═══ Task input

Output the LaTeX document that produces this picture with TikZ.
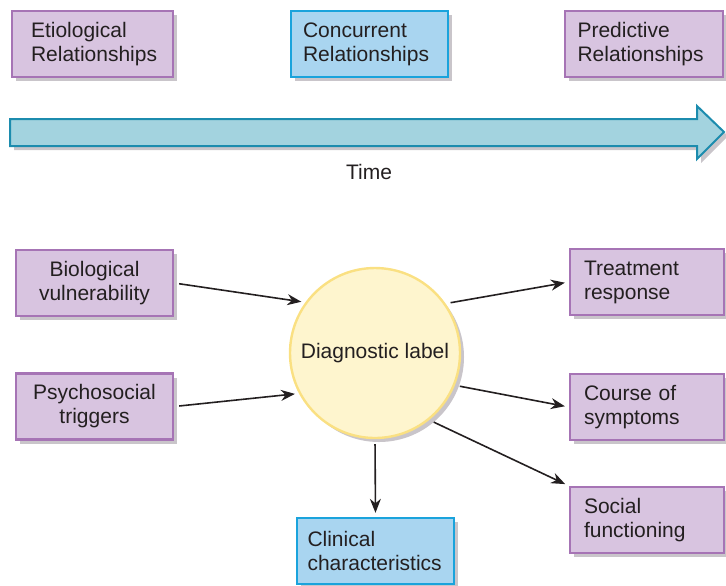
\documentclass[tikz,border=0pt]{standalone}
\usepackage{fontspec}
\setmainfont{Liberation Sans}
\usepackage{tikz}
\usetikzlibrary{arrows.meta, shadows}

\definecolor{boxpurple}{RGB}{216,196,224}
\definecolor{edgepurple}{RGB}{166,116,181}
\definecolor{boxblue}{RGB}{169,213,240}
\definecolor{edgeblue}{RGB}{26,163,220}
\definecolor{timefill}{RGB}{163,211,223}
\definecolor{timeedge}{RGB}{28,140,174}
\definecolor{labelfill}{RGB}{254,245,206}
\definecolor{labeledge}{RGB}{250,224,130}
\definecolor{shadowgray}{RGB}{201,197,202}
\definecolor{textdark}{RGB}{35,31,32}

\begin{document}
	\begin{tikzpicture}[x=0.5pt, y=-0.5pt,
		every node/.style={font=\fontsize{10.5}{12}\selectfont, text=textdark},
		boxshadow/.style={drop shadow={shadow xshift=2pt, shadow yshift=-2pt, fill=shadowgray, opacity=1}},
		purplebox/.style={draw=edgepurple, fill=boxpurple, line width=1.2pt, boxshadow, minimum height=33pt, align=left},
		bluebox/.style={draw=edgeblue, fill=boxblue, line width=1.2pt, boxshadow, minimum height=33pt, align=left},
		conn/.style={-{Stealth[length=7pt, width=5.5pt]}, line width=0.8pt, draw=textdark, shorten <=2.5pt, shorten >=2pt}]
		
		\useasboundingbox (0,0) rectangle (726,585);
		
		% time line
		\draw [fill=timefill, draw=timeedge, line width=1pt, boxshadow]
			(10,119) -- (697,119) -- (697,106) -- (724,132) -- (697,159) -- (697,146) -- (10,146) -- cycle;
		\node (time) at (369,172) {Time};
		
		\node [purplebox, text width=61.5pt, inner xsep=9.5pt] (etio) at (92.5,44) {Etiological\\Relationships};
		\node [bluebox, text width=66.5pt, inner xsep=6pt] (conc) at (369.5,44) {Concurrent\\Relationships};
		\node [purplebox, text width=66.5pt, inner xsep=6.25pt] (pred) at (644,44) {Predictive\\Relationships};
		
		\node [draw=labeledge, fill=labelfill, line width=1.2pt, circle, minimum size=85pt, boxshadow] (diag) at (375,353) {Diagnostic label};
		
		\node [purplebox, align=center, text width=70pt, inner xsep=4.25pt] (bio) at (94.5,283) {Biological\\vulnerability};
		\node [purplebox, align=center, text width=70pt, inner xsep=4.25pt] (psych) at (94.5,406.5) {Psychosocial\\triggers};
		
		\node [purplebox, text width=63pt, inner xsep=7pt] (treat) at (647,282) {Treatment\\response};
		\node [purplebox, text width=63pt, inner xsep=7pt] (course) at (647,407) {Course of\\symptoms};
		\node [purplebox, text width=63pt, inner xsep=7pt] (social) at (647,520) {Social\\functioning};
		\node [bluebox, text width=68pt, inner xsep=5.25pt] (clin) at (375.5,551) {Clinical\\characteristics};
		
		\begin{scope}
			\draw [conn] (bio.east) -- (diag.144);
			\draw [conn] (psych.east) -- (diag.208);
			\draw [conn] (diag.35) -- (treat.west);
			\draw [conn] (diag.338) -- (course.west);
			\draw [conn] (diag.309) -- (social.north west);
			\draw [conn] (diag.south) -- (clin.north);
		\end{scope}
	\end{tikzpicture}
\end{document}
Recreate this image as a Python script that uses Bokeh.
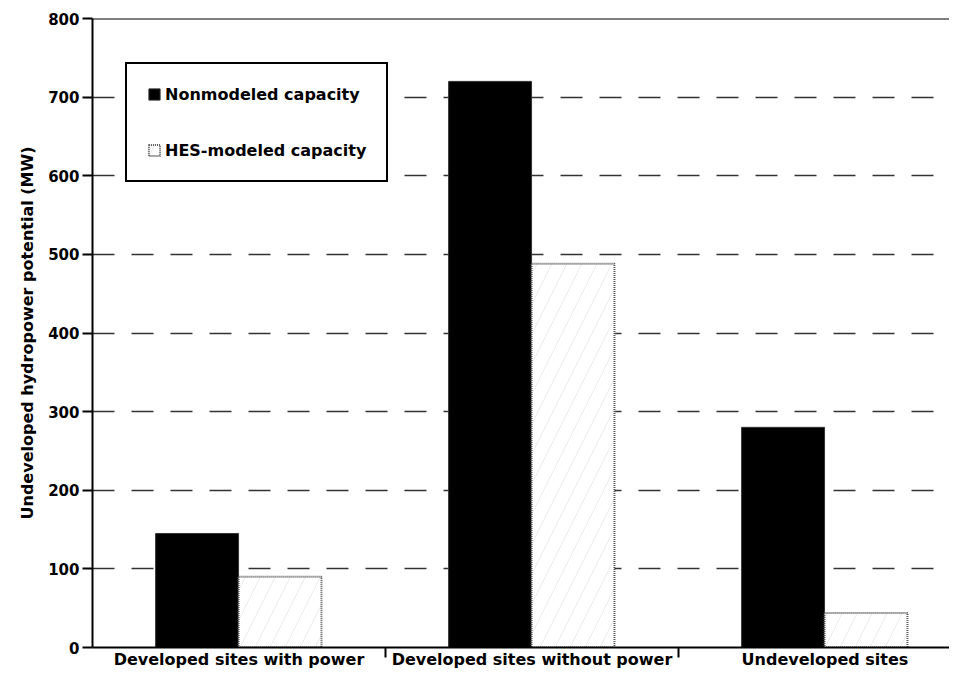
import numpy as np
from bokeh.plotting import figure
from bokeh.models import (ColumnDataSource, Range1d, FixedTicker, Span, Legend, LegendItem)
from bokeh.transform import dodge
from bokeh.embed import file_html
from bokeh.resources import INLINE

categories = ["Developed sites with power", "Developed sites without power", "Undeveloped sites"]
nonmodeled = [145, 720, 280]
hes_modeled = [90, 488, 44]
y_ticks = [0, 100, 200, 300, 400, 500, 600, 700, 800]

FONT = "DejaVu Sans"

pos = list(np.arange(len(categories)) + 0.5)
src = ColumnDataSource(dict(x=pos, non=nonmodeled, hes=hes_modeled))

p = figure(width=949, height=671, output_backend="svg", toolbar_location=None,
           x_range=Range1d(0, 2.925), y_range=Range1d(0, 800),
           min_border_left=92, min_border_top=18, min_border_right=0, min_border_bottom=20)
p.outline_line_color = None
p.background_fill_color = "white"

r1 = p.vbar(x=dodge("x", -0.143, range=p.x_range), top="non", width=0.283, source=src,
            fill_color="black", line_color="#333333", line_width=1)
r2 = p.vbar(x=dodge("x", 0.140, range=p.x_range), top="hes", width=0.283, source=src,
            fill_color="white", line_color="#555555", line_width=2, line_dash="1 1",
            hatch_pattern="/", hatch_scale=30, hatch_weight=0.5, hatch_color="#888888", hatch_alpha=0.35)

# top frame line
p.add_layout(Span(location=800, dimension="width", line_color="black", line_width=2))

# y axis
ya = p.yaxis[0]
ya.ticker = FixedTicker(ticks=y_ticks)
ya.axis_line_width = 2
ya.axis_line_color = "black"
ya.major_tick_out = 10
ya.major_tick_in = 0
ya.major_tick_line_width = 2
ya.minor_tick_line_color = None
ya.major_label_text_font = FONT
ya.major_label_text_font_style = "bold"
ya.major_label_text_font_size = "15px"
ya.major_label_text_color = "black"
ya.major_label_standoff = 3
ya.axis_label = "Undeveloped hydropower potential (MW)"
ya.axis_label_text_font = FONT
ya.axis_label_text_font_style = "bold"
ya.axis_label_text_font_size = "16px"
ya.axis_label_text_color = "black"
ya.axis_label_standoff = 8

# x axis
xa = p.xaxis[0]
xa.ticker = FixedTicker(ticks=pos, minor_ticks=[1, 2])
xa.major_label_overrides = {float(v): c for v, c in zip(pos, categories)}
xa.axis_line_width = 2
xa.axis_line_color = "black"
xa.major_tick_line_color = None
xa.major_tick_out = 0
xa.major_tick_in = 0
xa.minor_tick_out = 10
xa.minor_tick_in = 0
xa.minor_tick_line_width = 2
xa.minor_tick_line_color = "black"
xa.major_label_text_font = FONT
xa.major_label_text_font_style = "bold"
xa.major_label_text_font_size = "16px"
xa.major_label_text_color = "black"
xa.major_label_standoff = -8
xa.axis_label_standoff = 0

# grid
p.xgrid.grid_line_color = None
p.ygrid.ticker = FixedTicker(ticks=y_ticks[1:-1])
p.ygrid.grid_line_color = "#333333"
p.ygrid.grid_line_width = 1.5
p.ygrid.grid_line_dash = "22 17"

legend = Legend(items=[LegendItem(label="Nonmodeled capacity", renderers=[r1]),
                       LegendItem(label="HES-modeled capacity", renderers=[r2])],
                location=(33, 465), orientation="vertical",
                border_line_color="black", border_line_width=2, border_line_alpha=1,
                background_fill_color="white", background_fill_alpha=1,
                padding=20, spacing=36, margin=0,
                glyph_width=14, glyph_height=14, label_height=20, label_standoff=4,
                label_text_font=FONT, label_text_font_style="bold", label_text_font_size="16px",
                label_text_color="black")
p.add_layout(legend, "center")

open("out.html", "w").write(file_html(p, INLINE))
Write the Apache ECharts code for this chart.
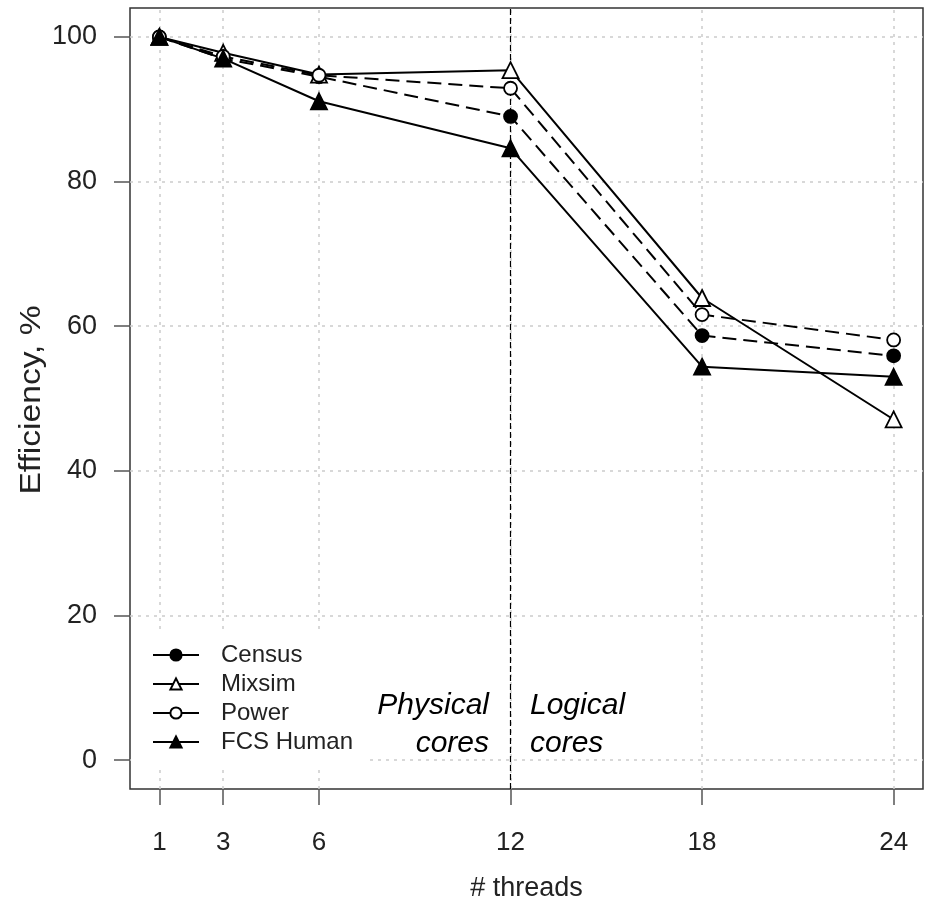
<!DOCTYPE html>
<html>
<head>
<meta charset="utf-8">
<script src="https://cdn.jsdelivr.net/npm/echarts@6/dist/echarts.min.js"></script>
<style>
html,body{margin:0;padding:0;background:#fff;}
#chart{width:926px;height:901px;}
</style>
</head>
<body>
<div id="chart"></div>
<script>
// ---- data ----
const threads = [1, 3, 6, 12, 18, 24];
const census  = [100, 97.0, 94.5, 89.0, 58.7, 55.9];
const mixsim  = [100, 97.8, 94.8, 95.4, 63.9, 47.1];
const power   = [100, 97.3, 94.7, 92.9, 61.6, 58.1];
const fcs     = [100, 97.0, 91.1, 84.6, 54.4, 53.0];
const xTicks = [1, 3, 6, 12, 18, 24];
const yTicks = [0, 20, 40, 60, 80, 100];
const seriesNames = ['Census', 'Mixsim', 'Power', 'FCS Human'];
const yTitle = 'Efficiency, %';
const xTitle = '# threads';
const splitAt = 12;

const X_MIN = 0.08, X_MAX = 24.92, Y_MIN = -4, Y_MAX = 104;

function pairs(vals) { return threads.map((t, i) => [t, vals[i]]); }

const chart = echarts.init(document.getElementById('chart'), null, {renderer: 'canvas'});

const gridLineStyle = {color: '#cccccc', type: [3, 5], width: 1.5};
const gridLines = [];
yTicks.forEach(v => gridLines.push([{coord: [X_MIN, v], lineStyle: gridLineStyle}, {coord: [X_MAX, v]}]));
xTicks.forEach(v => gridLines.push([{coord: [v, Y_MIN], lineStyle: gridLineStyle}, {coord: [v, Y_MAX]}]));

const dash = [14, 7];
const mk = (name, vals, symbol, filled, lineType, size) => ({
  name, type: 'line', data: pairs(vals), symbol, symbolSize: size, showAllSymbol: true,
  lineStyle: {color: '#000', width: 2, type: lineType},
  itemStyle: {color: filled ? '#000' : '#fff', borderColor: '#000', borderWidth: 1.8},
  z: 3, animation: false
});

const italic = 'italic 30px "Liberation Sans"';

const option = {
  animation: false,
  backgroundColor: '#fff',
  grid: {left: 130, right: 3, top: 8, bottom: 112, show: true, borderColor: '#333', borderWidth: 1.5,
         backgroundColor: 'transparent', containLabel: false, outerBoundsMode: 'none'},
  xAxis: {
    type: 'value', min: X_MIN, max: X_MAX,
    name: xTitle, nameLocation: 'middle', nameGap: 86,
    nameTextStyle: {fontFamily: 'Liberation Sans', fontSize: 27, color: '#222'},
    axisLine: {show: false, onZero: false},
    axisTick: {show: true, length: 16, customValues: xTicks, lineStyle: {color: '#555', width: 1.5}},
    axisLabel: {customValues: xTicks, margin: 41, fontFamily: 'Liberation Sans', fontSize: 26, color: '#222'},
    splitLine: {show: false}
  },
  yAxis: {
    type: 'value', min: Y_MIN, max: Y_MAX,
    axisLine: {show: false, onZero: false},
    axisTick: {show: true, length: 16, customValues: yTicks, lineStyle: {color: '#555', width: 1.5}},
    axisLabel: {customValues: yTicks, margin: 33, fontFamily: 'Liberation Sans', fontSize: 27, color: '#222'},
    splitLine: {show: false}
  },
  legend: {
    data: seriesNames.map(n => ({name: n, lineStyle: {type: 'solid', width: 2, color: '#000'}})),
    orient: 'vertical', left: 131, top: 632, padding: [11, 17, 16, 21],
    backgroundColor: '#fff', z: 6,
    itemWidth: 46, itemHeight: 14, itemGap: 5,
    textStyle: {fontFamily: 'Liberation Sans', fontSize: 24, color: '#222', padding: [0, 0, 0, 17]},
    selectedMode: false
  },
  graphic: [
    {type: 'text', x: 32, y: 400, rotation: Math.PI / 2, scaleX: 1.12,
     style: {text: yTitle, font: '30px "Liberation Sans"', fill: '#222', align: 'center', verticalAlign: 'middle'}},
    {type: 'text', right: 926 - 489, top: 691, z: 7, style: {text: 'Physical', font: italic, fill: '#000'}},
    {type: 'text', right: 926 - 489, top: 729, z: 7, style: {text: 'cores', font: italic, fill: '#000'}},
    {type: 'text', left: 530, top: 691, z: 7, style: {text: 'Logical', font: italic, fill: '#000'}},
    {type: 'text', left: 530, top: 729, z: 7, style: {text: 'cores', font: italic, fill: '#000'}}
  ],
  series: [
    {
      name: '_grid', type: 'line', data: [], z: 1, silent: true,
      markLine: {z: 1, silent: true, symbol: 'none', label: {show: false}, animation: false, data: gridLines}
    },
    {
      name: '_split', type: 'line', data: [], z: 2, silent: true,
      markLine: {z: 2, silent: true, symbol: 'none', label: {show: false}, animation: false,
        lineStyle: {color: '#000', type: [6, 3], width: 1.2},
        data: [[{coord: [splitAt, Y_MIN]}, {coord: [splitAt, Y_MAX]}]]}
    },
    mk('Census', census, 'circle', true, dash, 13),
    mk('Mixsim', mixsim, 'triangle', false, 'solid', 16),
    mk('Power', power, 'circle', false, dash, 13),
    mk('FCS Human', fcs, 'triangle', true, 'solid', 16)
  ]
};
chart.setOption(option);
</script>
</body>
</html>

══════

Problem to solve: Transcribe exactly, please, the lines between the start of the records above and the line holding "[draw=labeledge, fill=labelfill, line", counting both of those lines and omitting pictures.

Output of the task:
Output the LaTeX document that produces this picture with TikZ.
\documentclass[tikz,border=0pt]{standalone}
\usepackage{fontspec}
\setmainfont{Liberation Sans}
\usepackage{tikz}
\usetikzlibrary{arrows.meta, shadows}

\definecolor{boxpurple}{RGB}{216,196,224}
\definecolor{edgepurple}{RGB}{166,116,181}
\definecolor{boxblue}{RGB}{169,213,240}
\definecolor{edgeblue}{RGB}{26,163,220}
\definecolor{timefill}{RGB}{163,211,223}
\definecolor{timeedge}{RGB}{28,140,174}
\definecolor{labelfill}{RGB}{254,245,206}
\definecolor{labeledge}{RGB}{250,224,130}
\definecolor{shadowgray}{RGB}{201,197,202}
\definecolor{textdark}{RGB}{35,31,32}

\begin{document}
	\begin{tikzpicture}[x=0.5pt, y=-0.5pt,
		every node/.style={font=\fontsize{10.5}{12}\selectfont, text=textdark},
		boxshadow/.style={drop shadow={shadow xshift=2pt, shadow yshift=-2pt, fill=shadowgray, opacity=1}},
		purplebox/.style={draw=edgepurple, fill=boxpurple, line width=1.2pt, boxshadow, minimum height=33pt, align=left},
		bluebox/.style={draw=edgeblue, fill=boxblue, line width=1.2pt, boxshadow, minimum height=33pt, align=left},
		conn/.style={-{Stealth[length=7pt, width=5.5pt]}, line width=0.8pt, draw=textdark, shorten <=2.5pt, shorten >=2pt}]
		
		\useasboundingbox (0,0) rectangle (726,585);
		
		% time line
		\draw [fill=timefill, draw=timeedge, line width=1pt, boxshadow]
			(10,119) -- (697,119) -- (697,106) -- (724,132) -- (697,159) -- (697,146) -- (10,146) -- cycle;
		\node (time) at (369,172) {Time};
		
		\node [purplebox, text width=61.5pt, inner xsep=9.5pt] (etio) at (92.5,44) {Etiological\\Relationships};
		\node [bluebox, text width=66.5pt, inner xsep=6pt] (conc) at (369.5,44) {Concurrent\\Relationships};
		\node [purplebox, text width=66.5pt, inner xsep=6.25pt] (pred) at (644,44) {Predictive\\Relationships};
		
		\node [draw=labeledge, fill=labelfill, line width=1.2pt, circle, minimum size=85pt, boxshadow] (diag) at (375,353) {Diagnostic label};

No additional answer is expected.